In fact, Dougie says, it often won’t be.

“If you’re a 15-year-old into gaming or music and your carer isn’t – they can’t be that role model. But they can open the door. Maybe to a gaming mentor, a music teacher. You open doors – nine might not fit, but the tenth could change a life.”

Foster carers don’t need all the answers, he says – just the willingness to help young people find their thing.

“Whether it’s boxing, football, hiking, graffiti, horse riding, gaming – great. The point is, those communities don’t vanish at 18. They can stay with you.”

Young people, he says, will often retreat to their comfort zone – especially if they’ve been hurt.
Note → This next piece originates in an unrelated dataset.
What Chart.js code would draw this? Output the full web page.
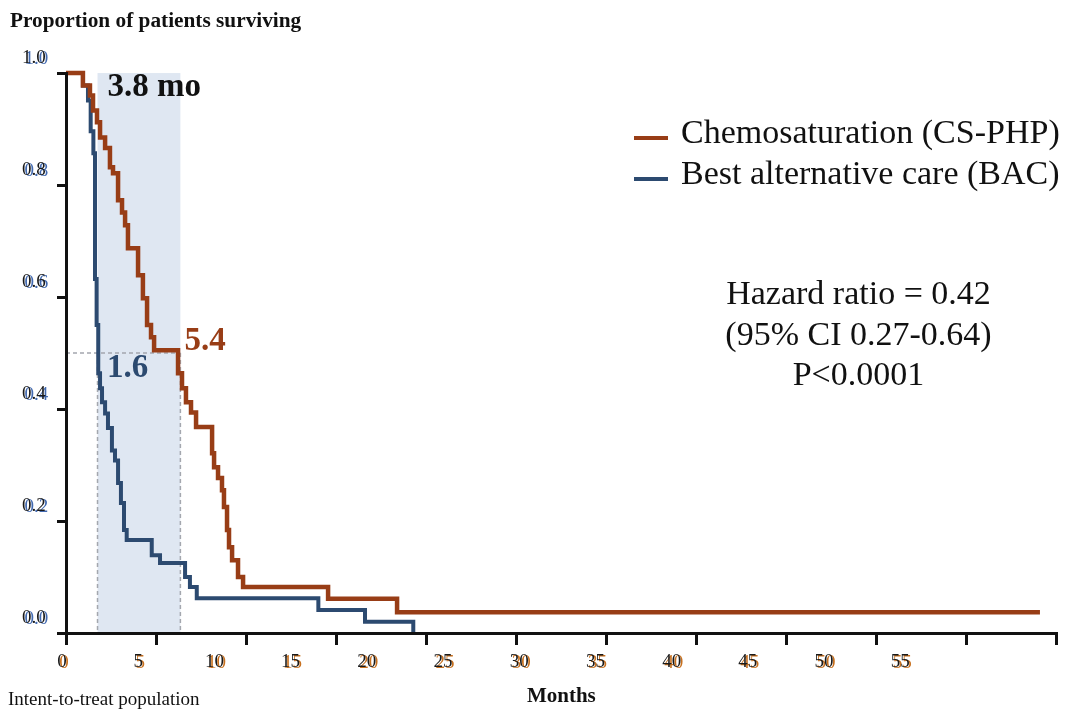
<!DOCTYPE html>
<html><head><meta charset="utf-8">
<script src="https://cdn.jsdelivr.net/npm/chart.js@4.4.1/dist/chart.umd.min.js"></script>
<style>html,body{margin:0;padding:0;background:#fff;}canvas{display:block;}</style>
</head><body>
<canvas id="c" width="1065" height="711"></canvas>
<script>
// ---- data ----
const csMonths = [0, 0.94, 1.33, 1.50, 1.72, 1.89, 2.17, 2.44, 2.61, 2.89, 3.11, 3.28, 3.44, 4.00, 4.27, 4.50, 4.72, 4.89, 6.22, 6.44, 6.66, 6.94, 7.22, 8.11, 8.22, 8.44, 8.66, 8.77, 8.94, 9.05, 9.22, 9.55, 9.83, 14.55, 18.38, 54.07];
const csSurvival = [1.0, 0.978, 0.960, 0.933, 0.912, 0.885, 0.866, 0.832, 0.821, 0.773, 0.751, 0.728, 0.687, 0.639, 0.598, 0.550, 0.528, 0.505, 0.464, 0.437, 0.412, 0.394, 0.368, 0.321, 0.296, 0.277, 0.255, 0.225, 0.184, 0.153, 0.130, 0.100, 0.082, 0.061, 0.037, 0.037];
const bacMonths = [0, 0.94, 1.22, 1.37, 1.52, 1.61, 1.70, 1.79, 1.89, 2.00, 2.17, 2.33, 2.55, 2.72, 2.89, 3.05, 3.22, 3.37, 4.76, 5.22, 6.61, 6.88, 7.26, 14.01, 16.60, 19.28];
const bacSurvival = [1.0, 0.978, 0.951, 0.896, 0.857, 0.632, 0.550, 0.464, 0.437, 0.412, 0.392, 0.366, 0.326, 0.308, 0.268, 0.232, 0.184, 0.166, 0.139, 0.125, 0.100, 0.082, 0.062, 0.041, 0.020, 0.0];
const seriesNames = ['Chemosaturation (CS-PHP)', 'Best alternative care (BAC)'];
const xTickMarks = [0, 5, 10, 15, 20, 25, 30, 35, 40, 45, 50, 55];
const xLabelValues = [0, 5, 10, 15, 20, 25, 30, 35, 40, 45, 50, 55];
const xTickLabels = ['0', '5', '10', '15', '20', '25', '30', '35', '40', '45', '50', '55'];
const yTickValues = [0, 0.2, 0.4, 0.6, 0.8, 1.0];
const yTickLabels = ['0.0', '0.2', '0.4', '0.6', '0.8', '1.0'];
const medianCrossings = [6.35, 1.75];      // where CS-PHP / BAC reach 0.5 on the plotted axis
const medianLabels = ['5.4', '1.6'];
const diffLabel = '3.8 mo';
const statsLines = ['Hazard ratio = 0.42', '(95% CI 0.27-0.64)', 'P<0.0001'];
const yTitle = 'Proportion of patients surviving';
const xTitle = 'Months';
const footnote = 'Intent-to-treat population';

// ---- styles ----
const SERIF = "'Liberation Serif','Times New Roman',serif";
const CS_COLOR = '#983d16';
const BAC_COLOR = '#2c4a70';

const toPts = (xs, ys) => xs.map((v, i) => ({x: v, y: ys[i]}));

const annot = {
  id: 'annot',
  beforeDatasetsDraw(chart) {
    const {ctx, scales: {x, y}} = chart;
    const xa = x.getPixelForValue(medianCrossings[1]);
    const xb = x.getPixelForValue(medianCrossings[0]);
    const yTop = y.getPixelForValue(1), yBot = y.getPixelForValue(0), yMid = y.getPixelForValue(0.5);
    ctx.save();
    ctx.fillStyle = '#dfe7f2';
    ctx.fillRect(xa, yTop, xb - xa, yBot - yTop);
    ctx.strokeStyle = '#a4a7ae';
    ctx.lineWidth = 1.5;
    ctx.setLineDash([4, 3]);
    ctx.beginPath();
    ctx.moveTo(x.getPixelForValue(0), yMid); ctx.lineTo(xb, yMid);
    ctx.moveTo(xa, yMid); ctx.lineTo(xa, yBot);
    ctx.moveTo(xb, yMid); ctx.lineTo(xb, yBot);
    ctx.stroke();
    ctx.restore();
  },
  afterDatasetsDraw(chart) {
    const {ctx, scales: {x, y}, chartArea} = chart;
    const xa = x.getPixelForValue(medianCrossings[1]);
    const xb = x.getPixelForValue(medianCrossings[0]);
    const yTop = y.getPixelForValue(1), yMid = y.getPixelForValue(0.5);
    ctx.save();
    ctx.textBaseline = 'middle';
    ctx.textAlign = 'left';
    ctx.font = "bold 33px " + SERIF;
    ctx.fillStyle = '#111';
    ctx.fillText(diffLabel, xa + 10, yTop + 14);
    ctx.fillStyle = CS_COLOR;
    ctx.fillText(medianLabels[0], xb + 4, yMid - 12);
    ctx.fillStyle = BAC_COLOR;
    ctx.fillText(medianLabels[1], xa + 9.5, yMid + 15);

    // legend
    const lx = chartArea.left + 568, ly = chartArea.top + 61;
    const colors = [CS_COLOR, BAC_COLOR];
    ctx.font = "34px " + SERIF;
    seriesNames.forEach((n, i) => {
      const cy = ly + i * 41;
      ctx.strokeStyle = colors[i];
      ctx.lineWidth = 4;
      ctx.beginPath();
      ctx.moveTo(lx, cy + 4); ctx.lineTo(lx + 34, cy + 4);
      ctx.stroke();
      ctx.fillStyle = '#111';
      ctx.fillText(n, lx + 47, cy);
    });

    // statistics
    ctx.textAlign = 'center';
    statsLines.forEach((t, i) => {
      ctx.fillText(t, chartArea.left + 792.5, chartArea.top + 222.5 + i * 40.5);
    });

    // footnote
    ctx.textAlign = 'left';
    ctx.font = "19px " + SERIF;
    ctx.fillText(footnote, 8, 700);
    ctx.restore();
  }
};

const labelTicks = (vals) => (s) => { s.ticks = vals.map(v => ({value: v})); };

new Chart(document.getElementById('c'), {
  type: 'line',
  data: {
    datasets: [
      {label: seriesNames[0], data: toPts(csMonths, csSurvival), stepped: true, borderColor: CS_COLOR, borderWidth: 4.5, pointRadius: 0, fill: false, clip: false, xAxisID: 'x', yAxisID: 'y'},
      {label: seriesNames[1], data: toPts(bacMonths, bacSurvival), stepped: true, borderColor: BAC_COLOR, borderWidth: 4, pointRadius: 0, fill: false, clip: false, xAxisID: 'x', yAxisID: 'y'}
    ]
  },
  options: {
    responsive: false,
    devicePixelRatio: 1,
    animation: false,
    layout: {padding: {left: 10, right: 8.3, top: 0, bottom: 0}},
    font: {family: SERIF},
    scales: {
      x: {
        type: 'linear', position: 'bottom', min: 0, max: 55,
        afterBuildTicks: labelTicks(xTickMarks),
        afterFit: s => { s.height = 78; },
        ticks: {display: false},
        grid: {display: true, drawOnChartArea: false, drawTicks: true, tickLength: 12, tickWidth: 3, tickColor: '#111', color: '#111', lineWidth: 3},
        border: {display: true, color: '#111', width: 3, z: 1},
        title: {display: true, text: xTitle, color: '#111', font: {family: SERIF, size: 21, weight: 'bold'}, padding: {top: 0, bottom: 1.5}}
      },
      xlS: {
        type: 'linear', position: {y: 0}, min: 0, max: 65,
        afterBuildTicks: labelTicks(xLabelValues),
        ticks: {callback: (v, i) => xTickLabels[i], color: '#c8701e', font: {family: SERIF, size: 19}, padding: 19, labelOffset: -2, maxRotation: 0, autoSkip: false, z: 2},
        grid: {display: false, drawTicks: false},
        border: {display: false}
      },
      xl: {
        type: 'linear', position: {y: 0}, min: 0, max: 65,
        afterBuildTicks: labelTicks(xLabelValues),
        ticks: {callback: (v, i) => xTickLabels[i], color: '#1a1a1a', font: {family: SERIF, size: 19}, padding: 17.5, labelOffset: -4, maxRotation: 0, autoSkip: false, z: 3},
        grid: {display: false, drawTicks: false},
        border: {display: false}
      },
      yS: {
        type: 'linear', position: 'left', min: 0, max: 1, weight: 1,
        afterBuildTicks: labelTicks(yTickValues),
        afterFit: s => { s.width = 39; },
        ticks: {callback: (v, i) => yTickLabels[i], color: '#4169b0', font: {family: SERIF, size: 19}, mirror: true, crossAlign: 'near', padding: -24.5, labelOffset: -14, z: 2},
        grid: {display: false, drawTicks: false},
        border: {display: false}
      },
      y: {
        type: 'linear', position: 'left', min: 0, max: 1, weight: 0,
        afterBuildTicks: labelTicks(yTickValues),
        afterFit: s => { s.width = 17; },
        ticks: {callback: (v, i) => yTickLabels[i], color: '#1a1a1a', font: {family: SERIF, size: 19}, mirror: true, crossAlign: 'near', padding: -44, labelOffset: -15, z: 3},
        grid: {display: true, drawOnChartArea: false, drawTicks: true, tickLength: 9, tickWidth: 3, tickColor: '#111', color: '#111', lineWidth: 3},
        border: {display: true, color: '#111', width: 3, z: 1}
      }
    },
    plugins: {
      legend: {display: false},
      tooltip: {enabled: false},
      title: {display: true, text: yTitle, align: 'start', color: '#111', font: {family: SERIF, size: 21.3, weight: 'bold'}, padding: {top: 8.4, bottom: 39.1}}
    }
  },
  plugins: [annot]
});
</script>
</body></html>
“That’s human. But we’ve got a duty as carers, as professionals – to introduce new things. To open doors. To show them what’s out there. That’s not just important. It’s essential.”

Fuel for change

That belief – in small interventions, in consistent presence, in the possibility of change – runs through everything Dougie does.
It’s the thread that connects his childhood, his career, and the app he’s now built.

“So many care-experienced people I know are flipping the script. Turning pain into purpose. Because if you let it define you, where does that take you? But if you use it as fuel – and help others in the process – that helps them, and it helps you.”

“It’s hard work,” he admits. “But you need your ‘why’. For me, that’s shifting the needle. I’ve seen too many young people anxious at 17, struggling at 18. But I’ve also seen what happens when you give the right support at the right time.”

And that – he says – is where the change lies.

Dougie’s ikigai truly lives: not in theory, but in action. Not in pity, but in purpose. Not in firefighting – but in building something better.